### GOAL OF THE EXERCISE
Skip the pictures and repeat each line of the data exactly.

### MATERIAL SHOWN
******
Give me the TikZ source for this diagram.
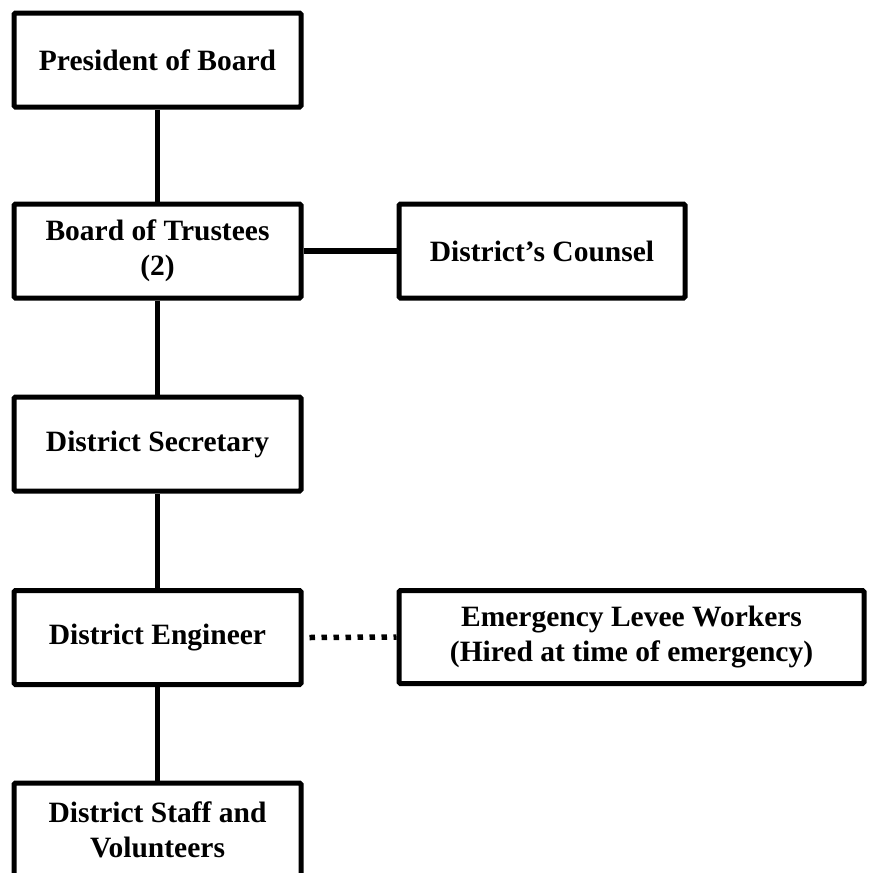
\documentclass[tikz,border=0pt]{standalone}
\usepackage{fontspec}
\setmainfont{Liberation Serif}
\begin{document}
\begin{tikzpicture}[x=1pt,y=-1pt,
  box/.style={draw=black,line width=5pt,rounded corners=1.5pt,minimum height=94pt,inner sep=0pt,align=center,
    font=\fontsize{29.5}{35}\selectfont\bfseries},
  conn/.style={line width=5.5pt},
  dotconn/.style={line width=5.5pt,dash pattern=on 5.5pt off 6.5pt}]
\useasboundingbox (0,0) rectangle (868,873);
\node[box,minimum width=287pt] (pres) at (157.5,60) {President of Board};
\node[box,minimum width=287pt] (board) at (157.5,251) {Board of Trustees\\(2)};
\node[box,minimum width=286pt] (counsel) at (542,251) {District’s Counsel};
\node[box,minimum width=287pt] (sec) at (157.5,444) {District Secretary};
\node[box,minimum width=287pt] (eng) at (157.5,637.5) {District Engineer};
\node[box,minimum width=465pt,minimum height=93pt] (emer) at (631.5,637) {Emergency Levee Workers\\(Hired at time of emergency)};
\node[box,minimum width=287pt] (staff) at (157.5,830) {District Staff and\\Volunteers};
\draw[conn] (pres.south) -- (board.north);
\draw[conn] (board.south) -- (sec.north);
\draw[conn] (sec.south) -- (eng.north);
\draw[conn] (eng.south) -- (staff.north);
\draw[conn] (board.east) -- (counsel.west);
\draw[dotconn] ([xshift=6pt]eng.east) -- (emer.west);
\end{tikzpicture}
\end{document}
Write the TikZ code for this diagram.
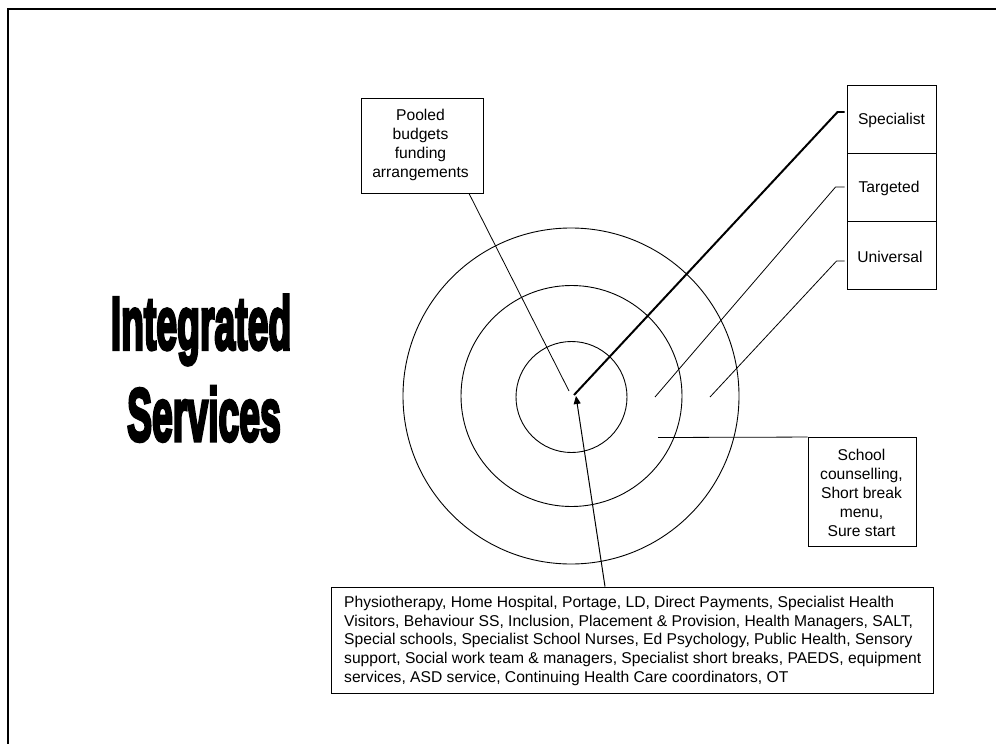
\documentclass[tikz,border=0pt]{standalone}
\usepackage{fontspec}
\setmainfont{Liberation Sans}
\newfontfamily\titlefont[FakeBold=5]{Liberation Sans Bold}
\usetikzlibrary{arrows.meta}
\tikzset{
  box/.style={draw=black,line width=0.9pt,fill=white,inner sep=0pt,align=center,font=\fontsize{15.7}{19}\selectfont},
  label/.style={font=\fontsize{15.7}{19}\selectfont,inner sep=0pt,align=center},
  ring/.style={draw=black,line width=0.9pt,circle,inner sep=0pt},
  leader/.style={draw=black,line width=0.8pt},
  heavy/.style={draw=black,line width=2pt},
  frameline/.style={draw=black,line width=2pt},
  titletext/.style={font=\titlefont\fontsize{50}{50}\selectfont,xscale=0.75,yscale=1.5,transform shape,inner sep=0pt}
}
\begin{document}
\begin{tikzpicture}[x=1bp,y=-1bp]
\useasboundingbox (0,0) rectangle (996,744);
\fill[white] (0,0) rectangle (996,744);
\draw[frameline] (8,744) -- (8,9) -- (996,9);
\node[ring,minimum size=336bp] (outer) at (571,396) {};
\node[ring,minimum size=221bp] (middle) at (571.5,396) {};
\node[ring,minimum size=111bp] (inner) at (571.5,397) {};
\coordinate (centre) at (574,395);
\coordinate (tzone) at (655,397);
\coordinate (uzone) at (710,397);
\coordinate (szone) at (658,437.5);
\coordinate (pzone) at (569,391);
\coordinate (azone) at (576,396);
\node[box,minimum width=89bp,minimum height=68bp] (spec) at (891.5,119) {};
\node[box,minimum width=89bp,minimum height=68bp] (targ) at (891.5,187) {};
\node[box,minimum width=89bp,minimum height=68bp] (univ) at (891.5,255) {};
\node[label] (spect) at (891.5,120) {Specialist};
\node[label] (targt) at (889,188) {Targeted};
\node[label] (univt) at (890,257) {Universal};
\node[box,minimum width=122bp,minimum height=95bp] (pool) at (422,145.5) {};
\node[label] (poolt) at (420.5,145) {Pooled\\budgets\\funding\\arrangements};
\node[box,minimum width=108bp,minimum height=109bp] (school) at (862,492) {};
\node[label] (schoolt) at (861.5,493) {School\\counselling,\\Short break\\menu,\\Sure start};
\node[box,minimum width=602bp,minimum height=106bp] (list) at (632,640) {};
\node[anchor=north west,inner sep=0pt,align=left,font=\fontsize{15.7}{18.8}\selectfont] (listt) at (344,596) {Physiotherapy, Home Hospital, Portage, LD, Direct Payments, Specialist Health\\Visitors, Behaviour SS, Inclusion, Placement \& Provision, Health Managers, SALT,\\Special schools, Specialist School Nurses, Ed Psychology, Public Health, Sensory\\support, Social work team \& managers, Specialist short breaks, PAEDS, equipment\\services, ASD service, Continuing Health Care coordinators, OT};
\draw[heavy] (spec.west) ++(-2,-7) -- ++(-7,0) -- (centre);
\draw[leader] (targ.west) ++(-2,0) -- ++(-9,0) -- (tzone);
\draw[leader] (univ.west) ++(-2,6) -- ++(-8,0) -- (uzone);
\draw[leader] (school.north west) -- (szone);
\draw[leader] (pool.south) ++(47,0) -- (pzone);
\draw[leader,line width=1pt,-{Triangle[length=8bp,width=7bp]}] (list.north) ++(-27,0) -- (azone);
\node[titletext] (t1) at (201,330) {Integrated};
\node[titletext] (t2) at (204,414) {Services};
\end{tikzpicture}
\end{document}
******
### EXERCISE OUTPUT
Give me the TikZ source for this diagram.
\documentclass[tikz,border=0pt]{standalone}
\usepackage{fontspec}
\setmainfont{Liberation Serif}
\begin{document}
\begin{tikzpicture}[x=1pt,y=-1pt,
  box/.style={draw=black,line width=5pt,rounded corners=1.5pt,minimum height=94pt,inner sep=0pt,align=center,
    font=\fontsize{29.5}{35}\selectfont\bfseries},
  conn/.style={line width=5.5pt},
  dotconn/.style={line width=5.5pt,dash pattern=on 5.5pt off 6.5pt}]
\useasboundingbox (0,0) rectangle (868,873);
\node[box,minimum width=287pt] (pres) at (157.5,60) {President of Board};
\node[box,minimum width=287pt] (board) at (157.5,251) {Board of Trustees\\(2)};
\node[box,minimum width=286pt] (counsel) at (542,251) {District’s Counsel};
\node[box,minimum width=287pt] (sec) at (157.5,444) {District Secretary};
\node[box,minimum width=287pt] (eng) at (157.5,637.5) {District Engineer};
\node[box,minimum width=465pt,minimum height=93pt] (emer) at (631.5,637) {Emergency Levee Workers\\(Hired at time of emergency)};
\node[box,minimum width=287pt] (staff) at (157.5,830) {District Staff and\\Volunteers};
\draw[conn] (pres.south) -- (board.north);
\draw[conn] (board.south) -- (sec.north);
\draw[conn] (sec.south) -- (eng.north);
\draw[conn] (eng.south) -- (staff.north);
\draw[conn] (board.east) -- (counsel.west);
\draw[dotconn] ([xshift=6pt]eng.east) -- (emer.west);
\end{tikzpicture}
\end{document}
Write the TikZ code for this diagram.
\documentclass[tikz,border=0pt]{standalone}
\usepackage{fontspec}
\setmainfont{Liberation Sans}
\newfontfamily\titlefont[FakeBold=5]{Liberation Sans Bold}
\usetikzlibrary{arrows.meta}
\tikzset{
  box/.style={draw=black,line width=0.9pt,fill=white,inner sep=0pt,align=center,font=\fontsize{15.7}{19}\selectfont},
  label/.style={font=\fontsize{15.7}{19}\selectfont,inner sep=0pt,align=center},
  ring/.style={draw=black,line width=0.9pt,circle,inner sep=0pt},
  leader/.style={draw=black,line width=0.8pt},
  heavy/.style={draw=black,line width=2pt},
  frameline/.style={draw=black,line width=2pt},
  titletext/.style={font=\titlefont\fontsize{50}{50}\selectfont,xscale=0.75,yscale=1.5,transform shape,inner sep=0pt}
}
\begin{document}
\begin{tikzpicture}[x=1bp,y=-1bp]
\useasboundingbox (0,0) rectangle (996,744);
\fill[white] (0,0) rectangle (996,744);
\draw[frameline] (8,744) -- (8,9) -- (996,9);
\node[ring,minimum size=336bp] (outer) at (571,396) {};
\node[ring,minimum size=221bp] (middle) at (571.5,396) {};
\node[ring,minimum size=111bp] (inner) at (571.5,397) {};
\coordinate (centre) at (574,395);
\coordinate (tzone) at (655,397);
\coordinate (uzone) at (710,397);
\coordinate (szone) at (658,437.5);
\coordinate (pzone) at (569,391);
\coordinate (azone) at (576,396);
\node[box,minimum width=89bp,minimum height=68bp] (spec) at (891.5,119) {};
\node[box,minimum width=89bp,minimum height=68bp] (targ) at (891.5,187) {};
\node[box,minimum width=89bp,minimum height=68bp] (univ) at (891.5,255) {};
\node[label] (spect) at (891.5,120) {Specialist};
\node[label] (targt) at (889,188) {Targeted};
\node[label] (univt) at (890,257) {Universal};
\node[box,minimum width=122bp,minimum height=95bp] (pool) at (422,145.5) {};
\node[label] (poolt) at (420.5,145) {Pooled\\budgets\\funding\\arrangements};
\node[box,minimum width=108bp,minimum height=109bp] (school) at (862,492) {};
\node[label] (schoolt) at (861.5,493) {School\\counselling,\\Short break\\menu,\\Sure start};
\node[box,minimum width=602bp,minimum height=106bp] (list) at (632,640) {};
\node[anchor=north west,inner sep=0pt,align=left,font=\fontsize{15.7}{18.8}\selectfont] (listt) at (344,596) {Physiotherapy, Home Hospital, Portage, LD, Direct Payments, Specialist Health\\Visitors, Behaviour SS, Inclusion, Placement \& Provision, Health Managers, SALT,\\Special schools, Specialist School Nurses, Ed Psychology, Public Health, Sensory\\support, Social work team \& managers, Specialist short breaks, PAEDS, equipment\\services, ASD service, Continuing Health Care coordinators, OT};
\draw[heavy] (spec.west) ++(-2,-7) -- ++(-7,0) -- (centre);
\draw[leader] (targ.west) ++(-2,0) -- ++(-9,0) -- (tzone);
\draw[leader] (univ.west) ++(-2,6) -- ++(-8,0) -- (uzone);
\draw[leader] (school.north west) -- (szone);
\draw[leader] (pool.south) ++(47,0) -- (pzone);
\draw[leader,line width=1pt,-{Triangle[length=8bp,width=7bp]}] (list.north) ++(-27,0) -- (azone);
\node[titletext] (t1) at (201,330) {Integrated};
\node[titletext] (t2) at (204,414) {Services};
\end{tikzpicture}
\end{document}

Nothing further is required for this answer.